The cruise described, from Harwich to Harwich via the Kiel Canal and the southern part of the Baltic, bears obvious comparison with the Erskine Childers novel “The Riddle of the Sands“, first published in 1903. A number of British yachts made voyages inspired by the novel in the years leading up to the First World War. It seems likely that the voyage described here was among the last of those.
From internal evidence it is clear that the log seen here was written some years after the cruise described, probably in the early 1920s. That doesn’t detract from its impact, especially the description of events on the 31st July 1914.
Physical Description
The log consists of a pale maroon, fading to brown, hard-covered book originally intended for press cuttings. The book is approximately 370mm x 280mm and about 35mm thick. It was in poor condition externally with the cover to the spine missing completely and almost all of the stitching broken or missing. Internally it was in reasonable condition for its age with some tearing and snagging at the edges but little fading.

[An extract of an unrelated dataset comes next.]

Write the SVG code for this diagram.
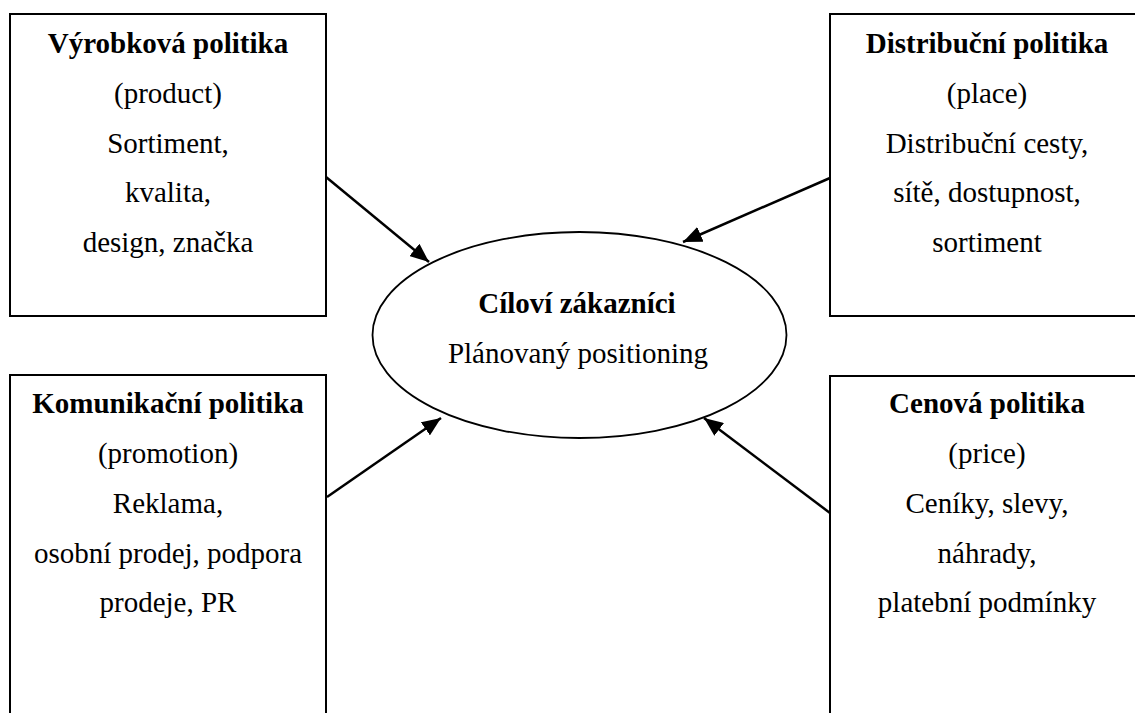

It consists of 12 signatures, each of 8 full sized pages (approximately 355mm x 275mm) and with 8 narrow (about 370mm x 20mm) pages. The handwritten text of the log, on feint-ruled quarto paper (10” x 8”, 254mm x 203mm), has been pasted to the narrow pages and various other illustrations have been pasted to the full-sized pages.
Pagination
The log is reproduced here in the order in which it is found in the original and the “pages” are numbered accordingly, starting with page 1 as the outer front cover and so on. In the original the printed page numbers of the Press Cuttings book and the page numbers of of the handwritten account are separate. As best can be judged, the pagination used on the website puts all pages in the order in which they appeared in the original – including some loose matter of interest.
Reproduction – The technical Small Print
The log has been scanned and saved as a set of JPG files. Scanning was carried out using an Epson V550 scanner and 600dpi resolution. Pages larger than the scanner bed were scanned in sections and joined using proprietary software (ArcSoft Scan – n – Stitch Deluxe). This is a first attempt; no doubt much better results could be obtained if necessary.